The ABCs of database marketing

Jul 01, 1998 9:30 PM  By

A full 51% of the overall respondents to the 1998 Catalog Age Benchmark Report on Lists and Databases (see p. 63) don’t perform any sort of database modeling. And among respondents with annual sales of less than $10 million, the figure climbs to 68%.

One reason so few catalogers take advantage of their databases could be that they’re confused about their options. All around them, database experts are proselytizing about the benefits of predictive modeling and the wonders of RFMP without defining the terms. So to get you started on exploring the possibilities of database marketing, Catalog Age is providing a primer of terms.

STATISTICAL RESPONSE MODELING Also known as predictive modeling, this method of analysis enables you to predict a response by looking at a number of factors together. “Using the variables simultaneously allows you to pick up the true value of a factor in context,” says Dan Steinberg, president of database firm Salford Systems. For instance, if you rate your customers solely by age, you could find that your older customers are your best customers. But if you add another variable, such as household income, you may discover that most of your older customers are also your wealthiest-but that these wealthy older buyers actually spend less than younger buyers who earn the same amount of money.

PROFILING If statistical modeling is predictive, profiling is descriptive-it’s an umbrella phrase for any of several methods of analyzing your database so that you can describe the characteristics of buyer segments. For instance, profiling could show you that your buyers with the greatest lifetime value are semi-industrial suppliers with 50-75 employees located in midsize towns, or that your most responsive customers are single women ages 25-34 with an average income of $25,000 who buy primarily around the holidays.

RFM An acronym for recency, frequency, monetary value, RFM is “a low-cost, effective way to get into modeling without a lot of expertise and statistical background,” says Eric Ruf, vice president of database marketing consultancy Ruf Strategic Solutions. With RFM, you score customers in terms of how recently they bought from you, how frequently they’ve bought from you in a given time period, and how much they spent with you in that same period. A simplified example:

RECENCY customers who bought in the past month = 3 points

customers who bought in the past six months = 2 points

customers who haven’t bought in at least six months = 1 point

FREQUENCY customers who made at least three purchases in the past year = 3 points

customers who made one or two purchases in the past year = 2 points

customers who didn’t make a purchase in the past year = 1 point

MONETARY VALUE customers who spent more than $300 in the past year = 3 points

customers who spent $100-$299 in the past year = 2 points

customers who spent less than $100 in the past year = 1 point

Your best customers would score a total of 9 points; your least productive customers would score just 3 points. Then when you planned your next mailing, you could decide if you wanted to mail to just your 20,000 highest-scoring customers. Or for certain specials, you might decide to focus more on bigger spenders, even if they didn’t score so well on frequency.

Take RFM a step further, and you have RFMP: recency, frequency, monetary value, product. If you sell several categories of product or mail several titles, adding the product variable to your RFM scores can prevent you from, say, mailing an offer of PC software to Macintosh users.

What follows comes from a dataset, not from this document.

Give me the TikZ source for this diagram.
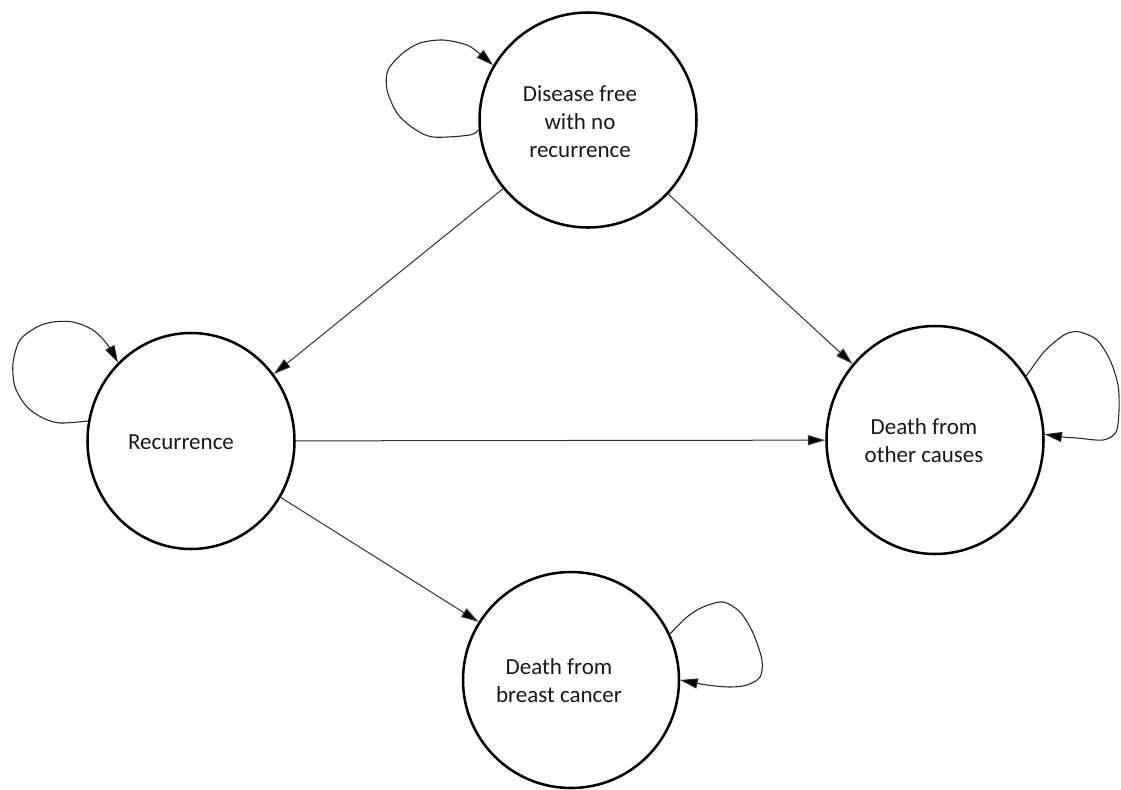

REGRESSION ANALYSIS Like RFM, this modeling method uses scoring to predict results, but it takes into account more historical and demographic variables and relies on statistical calculations to weigh the variables. Certain standard industrial classifications (SICs), for instance, might be assigned a higher value than others; household income might be factored by a number so that wealthier buyers are ranked as proportionately more valuable than less-wealthy customers.

TREE ANALYSIS Using flow charts known as decision trees, this method breaks down your database by variables. Let’s say you want to determine the characteristics of your best buyers. First, you might sort your house file by age groups; then you might want to sort those age groups by whether they own their homes; then you could separate those who have children from those who don’t. A very simplified version of the resulting decision tree could look like this:

HOUSE FILE You could then compare response among each of these categories, or branches, to determine which group-homeowners under the age of 40 with children, perhaps, or nonhomeowners at least 40 years old without children-has the highest lifetime value (a descriptive function), or which group is most likely to respond best to your next offer (a predictive function). CHAID (Chi-Square Automatic Interaction Detector) and CART (Classification and Regression Trees) are two of the more common types of tree analysis.

CLUSTERING This method of profiling is “very good for taking the mass of information you may have about customers,” Ruf says, “and grouping market segments together that you can then develop strategies around.” You can cluster customers by age group, SIC, income or sales level, geography, and other variables to create a demographic or psychographic profile of your most sizable segments of customers. “Ideally you want to market to each customer individually, but the economics aren’t there,” Ruf says. “Clustering allows you to segment your market so that you can treat each segment as a distinct audience.”